[start of Entries provided]

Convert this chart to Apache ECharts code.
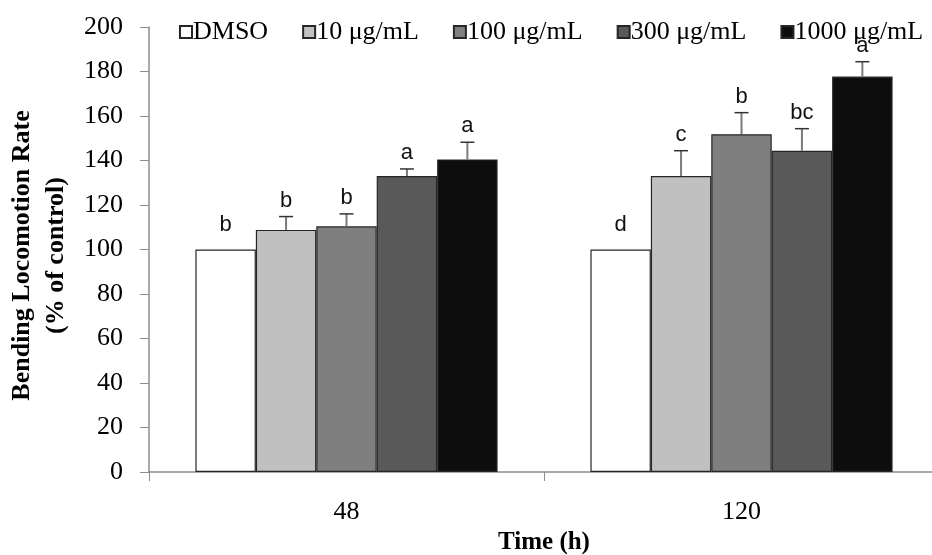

[end of Entries provided]
[start of Entries provided]

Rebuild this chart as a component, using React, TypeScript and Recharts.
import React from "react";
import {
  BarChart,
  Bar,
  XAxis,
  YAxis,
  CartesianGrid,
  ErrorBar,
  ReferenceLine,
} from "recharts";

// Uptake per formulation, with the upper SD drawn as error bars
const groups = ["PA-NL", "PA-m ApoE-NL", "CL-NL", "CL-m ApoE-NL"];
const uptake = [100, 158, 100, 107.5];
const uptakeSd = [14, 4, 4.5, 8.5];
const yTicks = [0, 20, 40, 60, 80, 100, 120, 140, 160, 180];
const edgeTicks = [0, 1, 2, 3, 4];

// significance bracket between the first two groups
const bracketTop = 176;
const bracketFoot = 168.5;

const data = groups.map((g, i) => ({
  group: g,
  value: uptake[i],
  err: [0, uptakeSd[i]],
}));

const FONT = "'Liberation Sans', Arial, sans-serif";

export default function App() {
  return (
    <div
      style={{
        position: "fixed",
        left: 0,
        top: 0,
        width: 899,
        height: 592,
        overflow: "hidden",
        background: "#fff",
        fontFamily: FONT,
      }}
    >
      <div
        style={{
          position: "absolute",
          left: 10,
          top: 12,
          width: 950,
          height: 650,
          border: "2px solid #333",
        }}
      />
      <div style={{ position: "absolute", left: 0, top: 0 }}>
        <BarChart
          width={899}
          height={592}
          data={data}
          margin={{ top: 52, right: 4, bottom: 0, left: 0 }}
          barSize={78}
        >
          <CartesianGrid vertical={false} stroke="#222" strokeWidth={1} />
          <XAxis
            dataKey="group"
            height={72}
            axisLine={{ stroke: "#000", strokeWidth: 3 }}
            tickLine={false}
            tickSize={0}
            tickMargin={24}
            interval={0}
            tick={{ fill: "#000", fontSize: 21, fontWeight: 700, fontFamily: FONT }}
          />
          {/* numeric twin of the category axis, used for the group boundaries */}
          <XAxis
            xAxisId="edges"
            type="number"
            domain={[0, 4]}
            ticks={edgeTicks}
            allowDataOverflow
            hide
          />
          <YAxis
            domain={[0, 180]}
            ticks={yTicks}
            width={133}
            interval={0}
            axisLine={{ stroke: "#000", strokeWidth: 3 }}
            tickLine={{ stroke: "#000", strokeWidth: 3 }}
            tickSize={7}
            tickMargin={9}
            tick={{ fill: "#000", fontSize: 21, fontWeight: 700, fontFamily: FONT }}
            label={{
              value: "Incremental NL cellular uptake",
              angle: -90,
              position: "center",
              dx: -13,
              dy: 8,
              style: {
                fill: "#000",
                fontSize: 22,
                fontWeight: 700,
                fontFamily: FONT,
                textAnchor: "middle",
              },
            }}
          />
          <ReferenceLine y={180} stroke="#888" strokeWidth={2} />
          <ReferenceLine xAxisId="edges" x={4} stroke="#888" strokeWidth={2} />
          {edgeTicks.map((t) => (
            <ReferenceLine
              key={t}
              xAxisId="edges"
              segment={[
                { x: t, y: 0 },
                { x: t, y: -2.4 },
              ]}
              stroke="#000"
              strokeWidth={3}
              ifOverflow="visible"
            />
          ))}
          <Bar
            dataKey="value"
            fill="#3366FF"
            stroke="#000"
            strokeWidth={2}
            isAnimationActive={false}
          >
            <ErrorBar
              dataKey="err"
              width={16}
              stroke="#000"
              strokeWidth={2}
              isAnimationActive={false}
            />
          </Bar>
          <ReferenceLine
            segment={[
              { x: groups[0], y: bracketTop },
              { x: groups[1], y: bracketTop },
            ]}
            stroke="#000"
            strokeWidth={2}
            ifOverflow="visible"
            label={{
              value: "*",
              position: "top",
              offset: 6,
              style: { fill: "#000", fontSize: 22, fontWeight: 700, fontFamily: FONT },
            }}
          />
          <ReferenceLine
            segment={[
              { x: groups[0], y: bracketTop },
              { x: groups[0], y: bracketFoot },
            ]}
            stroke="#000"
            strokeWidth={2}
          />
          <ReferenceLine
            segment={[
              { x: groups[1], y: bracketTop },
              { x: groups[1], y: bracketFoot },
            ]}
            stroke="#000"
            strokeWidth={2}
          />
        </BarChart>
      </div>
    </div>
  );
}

[end of Entries provided]

▸ Work instructions
Quote the lines that begin at the line containing "Rebuild this chart" and end at the line containing "const edgeTicks = [0, 1, 2, 3, 4];", keeping both of those lines.

▸ Complete output
Rebuild this chart as a component, using React, TypeScript and Recharts.
import React from "react";
import {
  BarChart,
  Bar,
  XAxis,
  YAxis,
  CartesianGrid,
  ErrorBar,
  ReferenceLine,
} from "recharts";

// Uptake per formulation, with the upper SD drawn as error bars
const groups = ["PA-NL", "PA-m ApoE-NL", "CL-NL", "CL-m ApoE-NL"];
const uptake = [100, 158, 100, 107.5];
const uptakeSd = [14, 4, 4.5, 8.5];
const yTicks = [0, 20, 40, 60, 80, 100, 120, 140, 160, 180];
const edgeTicks = [0, 1, 2, 3, 4];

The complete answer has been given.